Sometimes we believe in God, we place our trust in Him, but not for the right reasons. For example a few years ago, I had a big toothache. I asked people to pray for me, but I did not go see a dentist. Morning and evening I confessed my healing. But the real reason why I clung to my faith, was because I was scared of dentists! God did not miraculously heal my teeth that time because I believe He preferred that I was delivered from that fear. He does not want his children to live in fear.
Many people share this same kind of testimony. They say they have faith to be healed and do not consult a physician because in reality they are afraid of doctors or what the doctors might tell them. It’s good to have faith, but we shouldn’t use our faith to hide our fears. Several singles, that my husband and I met also hid behind their faith to not face their fears.
One of the greatest fears: fear of choosing the wrong person.
One young woman was a prominent leader in her church. She had seen so many young women around her make bad choices regarding relationships, that she decided not to look for one. She really wanted to get married, but she was afraid of choosing poorly. So she was the first to encourage other singles to “wait for the Lord” and wait, and that’s all she did. If a man did approach her, she was quick to find faults in him and disqualified him. As soon as she felt her heart beat faster, she didn’t trust it and retreated stating she had got the sign from God she had asked for. Her approach looked really spiritual, but in fact, she needed to be delivered from this fear.
To be delivered from the fear of making a mistake, we must understand that there is not a perfect partner (except Christ) and that we cannot control other people’s lives. Even if we choose a good Christian today, it is possible that they will turn away from God during a time of trouble after the wedding. This is why we should not marry (or even seek a partner) according to their church status, or title. We must look at the heart, and be willing to serve each other, no matter the season of their life.

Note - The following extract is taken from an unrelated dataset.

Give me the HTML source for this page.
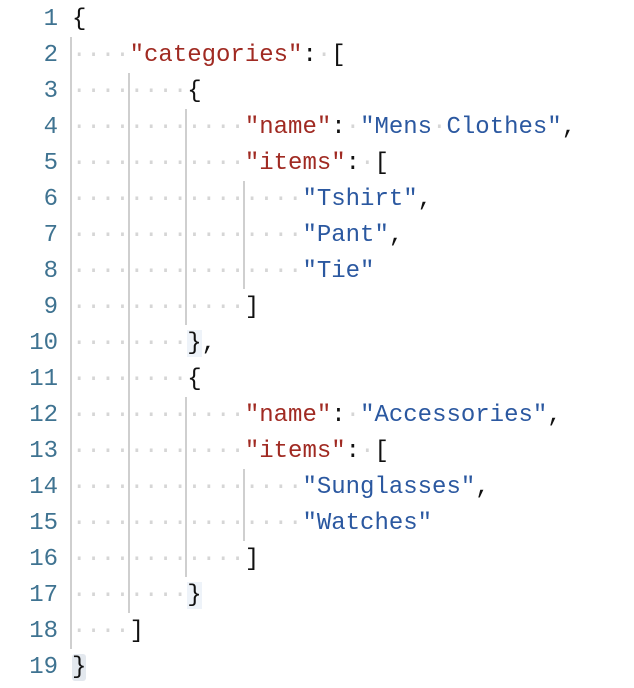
<!DOCTYPE html>
<html><head><meta charset="utf-8"><style>
body{margin:0;width:634px;height:688px;background:#fff;overflow:hidden;position:relative;font-family:"Liberation Mono",monospace;font-size:24px}
.ln{position:absolute;left:0;width:58px;text-align:right;color:#3f7391;height:36px;line-height:38px}
.l{position:absolute;left:72px;height:36px;line-height:38px;white-space:pre;color:#111}
.d{color:#d6d6d6}
.k{color:#a02a22}
.s{color:#2b58a0}
.g{position:absolute;width:2px;background:#cfcfcf}
.h{background:#eef3f9}
.h2{background:#e3e8ee;border-radius:3px}
</style></head><body>
<div class="g" style="left:70px;top:37px;height:612px"></div>
<div class="g" style="left:128px;top:73px;height:540px"></div>
<div class="g" style="left:185px;top:109px;height:216px"></div>
<div class="g" style="left:185px;top:397px;height:180px"></div>
<div class="g" style="left:243px;top:181px;height:108px"></div>
<div class="g" style="left:243px;top:469px;height:72px"></div>

<div class="ln" style="top:1px">1</div><div class="l" style="top:1px">{</div>
<div class="ln" style="top:37px">2</div><div class="l" style="top:37px"><span class="d">····</span><span class="k">"categories"</span>:<span class="d">·</span>[</div>
<div class="ln" style="top:73px">3</div><div class="l" style="top:73px"><span class="d">········</span>{</div>
<div class="ln" style="top:109px">4</div><div class="l" style="top:109px"><span class="d">············</span><span class="k">"name"</span>:<span class="d">·</span><span class="s">"Mens<span class="d">·</span>Clothes"</span>,</div>
<div class="ln" style="top:145px">5</div><div class="l" style="top:145px"><span class="d">············</span><span class="k">"items"</span>:<span class="d">·</span>[</div>
<div class="ln" style="top:181px">6</div><div class="l" style="top:181px"><span class="d">················</span><span class="s">"Tshirt"</span>,</div>
<div class="ln" style="top:217px">7</div><div class="l" style="top:217px"><span class="d">················</span><span class="s">"Pant"</span>,</div>
<div class="ln" style="top:253px">8</div><div class="l" style="top:253px"><span class="d">················</span><span class="s">"Tie"</span></div>
<div class="ln" style="top:289px">9</div><div class="l" style="top:289px"><span class="d">············</span>]</div>
<div class="ln" style="top:325px">10</div><div class="l" style="top:325px"><span class="d">········</span><span class="h">}</span>,</div>
<div class="ln" style="top:361px">11</div><div class="l" style="top:361px"><span class="d">········</span>{</div>
<div class="ln" style="top:397px">12</div><div class="l" style="top:397px"><span class="d">············</span><span class="k">"name"</span>:<span class="d">·</span><span class="s">"Accessories"</span>,</div>
<div class="ln" style="top:433px">13</div><div class="l" style="top:433px"><span class="d">············</span><span class="k">"items"</span>:<span class="d">·</span>[</div>
<div class="ln" style="top:469px">14</div><div class="l" style="top:469px"><span class="d">················</span><span class="s">"Sunglasses"</span>,</div>
<div class="ln" style="top:505px">15</div><div class="l" style="top:505px"><span class="d">················</span><span class="s">"Watches"</span></div>
<div class="ln" style="top:541px">16</div><div class="l" style="top:541px"><span class="d">············</span>]</div>
<div class="ln" style="top:577px">17</div><div class="l" style="top:577px"><span class="d">········</span><span class="h">}</span></div>
<div class="ln" style="top:613px">18</div><div class="l" style="top:613px"><span class="d">····</span>]</div>
<div class="ln" style="top:649px">19</div><div class="l" style="top:649px"><span class="h2">}</span></div>
</body></html>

Obviously, we need to choose a partner that shows a close relationship with Christ, we should discern a genuine love for God in them before we commit our lives. It is always prudent to seek advice from a spiritual authority about our partner, but even then, we can never be 100% certain of our choice. Marriage is an act of faith. A perfect partner does not exist. It’s not because they might make mistakes that you will have made a mistake in choosing them! You will need to work together, mutually supporting each other in your weakness.
Knowing this, we must renounce the fear of choosing the wrong person. Yes, we take precautions, but falling in love is stepping into the unknown. Do not live in fear, and above all, do not use your faith to hide that fear.